[JOB]
Lines from the one containing "Output the web" to the one containing "var crossPath = 'path://M0,0L10,10M10,0L0,10'", both lines included, are to be extracted exactly from the data below; pictures are excluded.
--- EXCERPTED RECORDS ---
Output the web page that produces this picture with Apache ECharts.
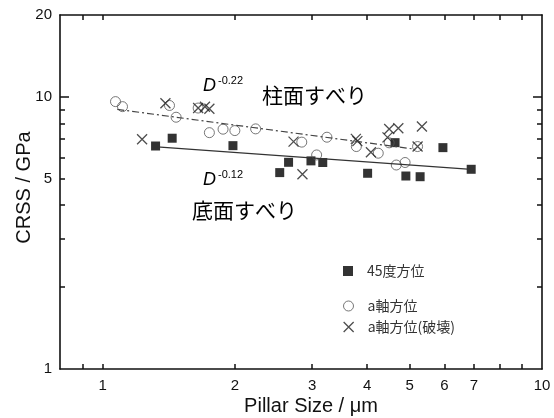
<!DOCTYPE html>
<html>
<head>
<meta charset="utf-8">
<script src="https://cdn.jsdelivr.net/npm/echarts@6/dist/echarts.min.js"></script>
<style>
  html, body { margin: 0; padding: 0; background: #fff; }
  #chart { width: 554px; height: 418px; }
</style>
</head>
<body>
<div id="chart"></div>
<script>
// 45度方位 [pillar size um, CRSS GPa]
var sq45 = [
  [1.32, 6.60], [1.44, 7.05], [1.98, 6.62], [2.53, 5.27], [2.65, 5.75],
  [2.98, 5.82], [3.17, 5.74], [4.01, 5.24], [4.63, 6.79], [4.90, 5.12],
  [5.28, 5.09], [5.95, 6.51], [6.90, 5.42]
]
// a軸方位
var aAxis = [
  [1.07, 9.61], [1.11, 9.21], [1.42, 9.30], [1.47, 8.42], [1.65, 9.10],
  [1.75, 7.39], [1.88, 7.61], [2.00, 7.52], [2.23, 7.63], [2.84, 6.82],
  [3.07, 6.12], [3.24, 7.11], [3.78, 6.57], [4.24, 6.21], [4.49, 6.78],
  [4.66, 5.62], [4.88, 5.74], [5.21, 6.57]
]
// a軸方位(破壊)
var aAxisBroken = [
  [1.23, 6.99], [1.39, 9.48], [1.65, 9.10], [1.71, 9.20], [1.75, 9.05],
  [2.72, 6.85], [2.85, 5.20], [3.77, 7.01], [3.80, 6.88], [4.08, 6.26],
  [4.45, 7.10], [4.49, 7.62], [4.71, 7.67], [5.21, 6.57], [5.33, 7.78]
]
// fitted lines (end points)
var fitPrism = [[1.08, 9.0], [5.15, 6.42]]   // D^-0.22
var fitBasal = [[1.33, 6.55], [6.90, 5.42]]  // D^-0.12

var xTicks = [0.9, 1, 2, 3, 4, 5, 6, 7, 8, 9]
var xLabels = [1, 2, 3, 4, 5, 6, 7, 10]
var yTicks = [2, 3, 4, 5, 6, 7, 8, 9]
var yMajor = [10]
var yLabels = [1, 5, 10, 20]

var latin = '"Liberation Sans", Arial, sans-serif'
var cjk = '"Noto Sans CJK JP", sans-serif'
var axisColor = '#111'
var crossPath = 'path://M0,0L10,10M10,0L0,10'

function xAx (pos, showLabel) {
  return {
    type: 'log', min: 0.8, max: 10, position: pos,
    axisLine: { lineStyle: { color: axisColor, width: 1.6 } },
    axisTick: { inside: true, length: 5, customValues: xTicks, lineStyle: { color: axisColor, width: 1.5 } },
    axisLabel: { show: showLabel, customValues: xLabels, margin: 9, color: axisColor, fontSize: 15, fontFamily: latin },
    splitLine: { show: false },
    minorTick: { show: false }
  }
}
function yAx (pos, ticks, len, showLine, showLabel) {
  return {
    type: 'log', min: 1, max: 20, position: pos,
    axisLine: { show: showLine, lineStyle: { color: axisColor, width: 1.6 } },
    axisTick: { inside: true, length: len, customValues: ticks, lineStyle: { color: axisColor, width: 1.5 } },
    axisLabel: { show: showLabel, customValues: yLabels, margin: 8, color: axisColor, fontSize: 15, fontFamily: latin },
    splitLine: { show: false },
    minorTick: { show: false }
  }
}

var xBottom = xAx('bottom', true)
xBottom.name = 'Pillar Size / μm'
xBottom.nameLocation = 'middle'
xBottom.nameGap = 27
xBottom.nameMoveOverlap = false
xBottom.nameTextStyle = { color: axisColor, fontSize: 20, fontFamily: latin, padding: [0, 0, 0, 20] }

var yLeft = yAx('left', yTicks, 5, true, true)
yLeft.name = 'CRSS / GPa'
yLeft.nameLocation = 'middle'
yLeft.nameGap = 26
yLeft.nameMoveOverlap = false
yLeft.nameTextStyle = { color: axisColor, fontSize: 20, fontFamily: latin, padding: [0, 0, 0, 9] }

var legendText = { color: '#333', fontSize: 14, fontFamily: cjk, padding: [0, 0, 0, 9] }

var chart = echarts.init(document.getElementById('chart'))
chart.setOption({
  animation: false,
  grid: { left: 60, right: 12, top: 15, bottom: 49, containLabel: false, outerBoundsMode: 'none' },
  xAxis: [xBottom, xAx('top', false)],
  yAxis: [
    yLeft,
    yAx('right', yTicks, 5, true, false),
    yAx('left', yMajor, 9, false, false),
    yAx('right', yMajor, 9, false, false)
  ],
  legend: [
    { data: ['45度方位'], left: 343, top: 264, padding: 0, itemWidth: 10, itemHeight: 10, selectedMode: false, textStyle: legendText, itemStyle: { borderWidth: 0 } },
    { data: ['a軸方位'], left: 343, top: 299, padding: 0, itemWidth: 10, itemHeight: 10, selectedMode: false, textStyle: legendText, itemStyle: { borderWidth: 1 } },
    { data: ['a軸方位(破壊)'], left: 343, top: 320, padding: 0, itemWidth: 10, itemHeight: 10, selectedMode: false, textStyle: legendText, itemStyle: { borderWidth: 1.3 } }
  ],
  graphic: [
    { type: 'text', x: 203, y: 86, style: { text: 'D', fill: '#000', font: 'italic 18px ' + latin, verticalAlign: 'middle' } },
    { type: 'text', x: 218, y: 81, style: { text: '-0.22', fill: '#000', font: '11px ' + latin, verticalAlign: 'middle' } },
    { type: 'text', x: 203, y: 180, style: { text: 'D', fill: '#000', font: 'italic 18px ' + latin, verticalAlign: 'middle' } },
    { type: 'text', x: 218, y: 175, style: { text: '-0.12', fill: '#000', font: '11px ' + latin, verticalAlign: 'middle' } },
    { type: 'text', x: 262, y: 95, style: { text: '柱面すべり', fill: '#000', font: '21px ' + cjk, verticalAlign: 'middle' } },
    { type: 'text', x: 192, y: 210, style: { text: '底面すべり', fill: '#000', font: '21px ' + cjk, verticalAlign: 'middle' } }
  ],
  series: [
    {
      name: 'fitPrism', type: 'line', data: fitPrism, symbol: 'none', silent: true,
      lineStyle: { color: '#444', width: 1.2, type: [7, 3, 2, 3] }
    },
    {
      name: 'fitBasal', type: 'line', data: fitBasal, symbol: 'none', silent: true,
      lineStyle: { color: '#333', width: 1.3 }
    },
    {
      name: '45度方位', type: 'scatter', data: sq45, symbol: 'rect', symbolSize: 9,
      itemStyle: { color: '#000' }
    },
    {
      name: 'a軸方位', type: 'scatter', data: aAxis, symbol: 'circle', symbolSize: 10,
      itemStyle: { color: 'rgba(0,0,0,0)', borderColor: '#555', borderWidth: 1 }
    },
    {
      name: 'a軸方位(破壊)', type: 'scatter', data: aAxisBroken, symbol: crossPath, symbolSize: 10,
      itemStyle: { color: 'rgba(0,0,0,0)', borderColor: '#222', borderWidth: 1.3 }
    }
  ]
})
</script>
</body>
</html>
---
--- EXCERPTED RECORDS ---
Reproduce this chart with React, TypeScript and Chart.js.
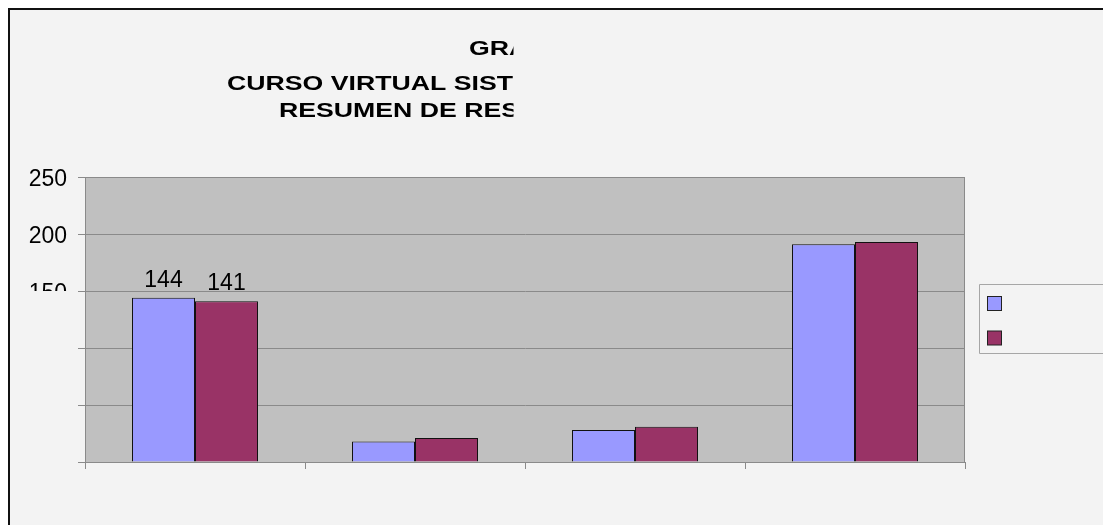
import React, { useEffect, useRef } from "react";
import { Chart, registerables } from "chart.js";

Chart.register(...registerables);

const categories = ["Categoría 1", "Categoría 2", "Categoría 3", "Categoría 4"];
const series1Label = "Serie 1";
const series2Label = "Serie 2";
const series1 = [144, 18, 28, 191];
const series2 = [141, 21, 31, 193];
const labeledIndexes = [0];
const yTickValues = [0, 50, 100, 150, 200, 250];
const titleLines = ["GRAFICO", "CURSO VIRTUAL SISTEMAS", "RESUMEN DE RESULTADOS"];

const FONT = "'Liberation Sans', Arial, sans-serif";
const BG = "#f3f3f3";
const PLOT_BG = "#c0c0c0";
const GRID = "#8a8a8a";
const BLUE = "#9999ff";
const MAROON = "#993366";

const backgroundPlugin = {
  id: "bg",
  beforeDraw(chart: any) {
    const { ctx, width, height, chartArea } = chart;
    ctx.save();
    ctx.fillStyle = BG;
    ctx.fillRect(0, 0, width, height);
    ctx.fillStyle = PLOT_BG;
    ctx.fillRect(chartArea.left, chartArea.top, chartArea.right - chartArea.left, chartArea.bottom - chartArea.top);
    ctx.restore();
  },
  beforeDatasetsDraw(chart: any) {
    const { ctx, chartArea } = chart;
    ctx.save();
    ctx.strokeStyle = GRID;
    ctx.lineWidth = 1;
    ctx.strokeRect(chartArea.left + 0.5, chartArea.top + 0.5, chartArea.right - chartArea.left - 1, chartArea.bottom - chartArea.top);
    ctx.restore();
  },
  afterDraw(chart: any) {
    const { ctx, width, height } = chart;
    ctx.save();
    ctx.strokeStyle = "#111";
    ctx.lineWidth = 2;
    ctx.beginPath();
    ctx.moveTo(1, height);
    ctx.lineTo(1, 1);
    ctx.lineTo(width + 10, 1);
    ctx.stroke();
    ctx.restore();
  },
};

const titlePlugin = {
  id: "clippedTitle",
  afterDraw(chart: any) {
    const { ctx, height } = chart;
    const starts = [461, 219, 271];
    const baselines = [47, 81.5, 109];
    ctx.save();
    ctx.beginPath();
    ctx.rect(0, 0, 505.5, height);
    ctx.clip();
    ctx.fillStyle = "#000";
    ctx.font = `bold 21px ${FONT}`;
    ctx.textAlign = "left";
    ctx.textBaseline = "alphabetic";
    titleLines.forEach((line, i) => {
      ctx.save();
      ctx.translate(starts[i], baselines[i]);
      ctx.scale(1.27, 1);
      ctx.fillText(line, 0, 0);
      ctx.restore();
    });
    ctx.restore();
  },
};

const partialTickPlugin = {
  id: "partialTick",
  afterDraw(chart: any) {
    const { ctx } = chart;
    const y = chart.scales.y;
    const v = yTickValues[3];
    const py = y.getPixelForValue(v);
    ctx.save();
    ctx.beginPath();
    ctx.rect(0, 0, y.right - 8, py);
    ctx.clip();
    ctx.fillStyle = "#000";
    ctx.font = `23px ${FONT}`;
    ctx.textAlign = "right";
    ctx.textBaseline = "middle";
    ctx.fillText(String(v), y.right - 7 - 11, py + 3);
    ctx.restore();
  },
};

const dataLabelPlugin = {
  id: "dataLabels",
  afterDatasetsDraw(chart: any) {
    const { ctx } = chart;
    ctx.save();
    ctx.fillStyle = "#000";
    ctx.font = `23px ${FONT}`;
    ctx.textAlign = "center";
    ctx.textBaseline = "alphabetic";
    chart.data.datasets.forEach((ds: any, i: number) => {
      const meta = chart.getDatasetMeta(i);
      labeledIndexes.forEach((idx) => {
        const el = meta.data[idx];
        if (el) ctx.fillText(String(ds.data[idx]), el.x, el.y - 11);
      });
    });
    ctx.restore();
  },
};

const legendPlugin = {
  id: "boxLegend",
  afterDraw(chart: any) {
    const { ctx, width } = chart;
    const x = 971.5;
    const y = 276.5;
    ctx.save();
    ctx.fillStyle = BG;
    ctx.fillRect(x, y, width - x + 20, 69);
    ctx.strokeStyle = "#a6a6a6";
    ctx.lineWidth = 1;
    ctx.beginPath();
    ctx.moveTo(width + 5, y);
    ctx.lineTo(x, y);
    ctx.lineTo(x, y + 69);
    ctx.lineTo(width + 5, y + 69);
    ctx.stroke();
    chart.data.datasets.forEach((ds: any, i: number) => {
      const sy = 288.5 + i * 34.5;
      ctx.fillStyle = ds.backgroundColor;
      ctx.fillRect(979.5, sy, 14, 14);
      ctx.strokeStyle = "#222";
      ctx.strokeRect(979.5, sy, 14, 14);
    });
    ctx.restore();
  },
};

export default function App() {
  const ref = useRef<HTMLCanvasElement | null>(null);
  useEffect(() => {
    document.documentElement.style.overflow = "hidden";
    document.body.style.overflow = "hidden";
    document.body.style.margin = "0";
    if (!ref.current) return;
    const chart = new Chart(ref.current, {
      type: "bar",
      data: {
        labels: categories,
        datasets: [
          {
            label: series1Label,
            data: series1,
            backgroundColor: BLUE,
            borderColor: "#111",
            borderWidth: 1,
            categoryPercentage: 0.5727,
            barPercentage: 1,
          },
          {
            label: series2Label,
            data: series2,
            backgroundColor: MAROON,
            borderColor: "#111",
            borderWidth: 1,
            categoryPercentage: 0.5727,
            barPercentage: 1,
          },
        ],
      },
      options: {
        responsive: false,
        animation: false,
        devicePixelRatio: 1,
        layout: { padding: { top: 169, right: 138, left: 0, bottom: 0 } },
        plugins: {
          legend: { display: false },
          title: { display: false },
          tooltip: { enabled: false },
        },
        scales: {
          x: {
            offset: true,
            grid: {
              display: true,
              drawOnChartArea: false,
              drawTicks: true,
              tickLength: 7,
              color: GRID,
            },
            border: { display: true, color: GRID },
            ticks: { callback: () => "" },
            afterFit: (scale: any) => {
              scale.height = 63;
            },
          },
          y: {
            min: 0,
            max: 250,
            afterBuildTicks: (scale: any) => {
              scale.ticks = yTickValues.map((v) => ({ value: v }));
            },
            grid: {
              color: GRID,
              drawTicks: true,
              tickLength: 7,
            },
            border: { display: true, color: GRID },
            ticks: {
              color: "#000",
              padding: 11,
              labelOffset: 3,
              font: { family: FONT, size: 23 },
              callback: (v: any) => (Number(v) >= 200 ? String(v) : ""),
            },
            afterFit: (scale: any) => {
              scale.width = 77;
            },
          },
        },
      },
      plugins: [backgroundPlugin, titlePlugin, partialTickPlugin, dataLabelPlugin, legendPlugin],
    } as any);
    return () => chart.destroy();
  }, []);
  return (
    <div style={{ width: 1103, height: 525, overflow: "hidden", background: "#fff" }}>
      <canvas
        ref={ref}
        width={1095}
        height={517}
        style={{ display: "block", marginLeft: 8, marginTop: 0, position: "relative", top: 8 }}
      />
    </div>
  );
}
---
--- EXCERPTED RECORDS ---
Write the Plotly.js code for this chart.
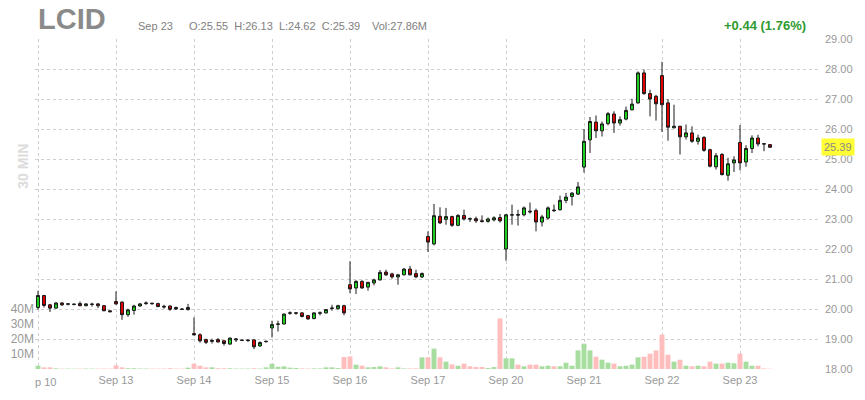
---
[COMPLETE RESPONSE]
Output the web page that produces this picture with Apache ECharts.
<!DOCTYPE html>
<html>
<head>
<meta charset="utf-8">
<script src="https://cdn.jsdelivr.net/npm/echarts@6/dist/echarts.min.js"></script>
<style>
  html, body { margin: 0; padding: 0; background: #fff; }
  #chart { width: 554px; height: 418px; }
</style>
</head>
<body>
<div id="chart"></div>
<script>
// 45度方位 [pillar size um, CRSS GPa]
var sq45 = [
  [1.32, 6.60], [1.44, 7.05], [1.98, 6.62], [2.53, 5.27], [2.65, 5.75],
  [2.98, 5.82], [3.17, 5.74], [4.01, 5.24], [4.63, 6.79], [4.90, 5.12],
  [5.28, 5.09], [5.95, 6.51], [6.90, 5.42]
]
// a軸方位
var aAxis = [
  [1.07, 9.61], [1.11, 9.21], [1.42, 9.30], [1.47, 8.42], [1.65, 9.10],
  [1.75, 7.39], [1.88, 7.61], [2.00, 7.52], [2.23, 7.63], [2.84, 6.82],
  [3.07, 6.12], [3.24, 7.11], [3.78, 6.57], [4.24, 6.21], [4.49, 6.78],
  [4.66, 5.62], [4.88, 5.74], [5.21, 6.57]
]
// a軸方位(破壊)
var aAxisBroken = [
  [1.23, 6.99], [1.39, 9.48], [1.65, 9.10], [1.71, 9.20], [1.75, 9.05],
  [2.72, 6.85], [2.85, 5.20], [3.77, 7.01], [3.80, 6.88], [4.08, 6.26],
  [4.45, 7.10], [4.49, 7.62], [4.71, 7.67], [5.21, 6.57], [5.33, 7.78]
]
// fitted lines (end points)
var fitPrism = [[1.08, 9.0], [5.15, 6.42]]   // D^-0.22
var fitBasal = [[1.33, 6.55], [6.90, 5.42]]  // D^-0.12

var xTicks = [0.9, 1, 2, 3, 4, 5, 6, 7, 8, 9]
var xLabels = [1, 2, 3, 4, 5, 6, 7, 10]
var yTicks = [2, 3, 4, 5, 6, 7, 8, 9]
var yMajor = [10]
var yLabels = [1, 5, 10, 20]

var latin = '"Liberation Sans", Arial, sans-serif'
var cjk = '"Noto Sans CJK JP", sans-serif'
var axisColor = '#111'
var crossPath = 'path://M0,0L10,10M10,0L0,10'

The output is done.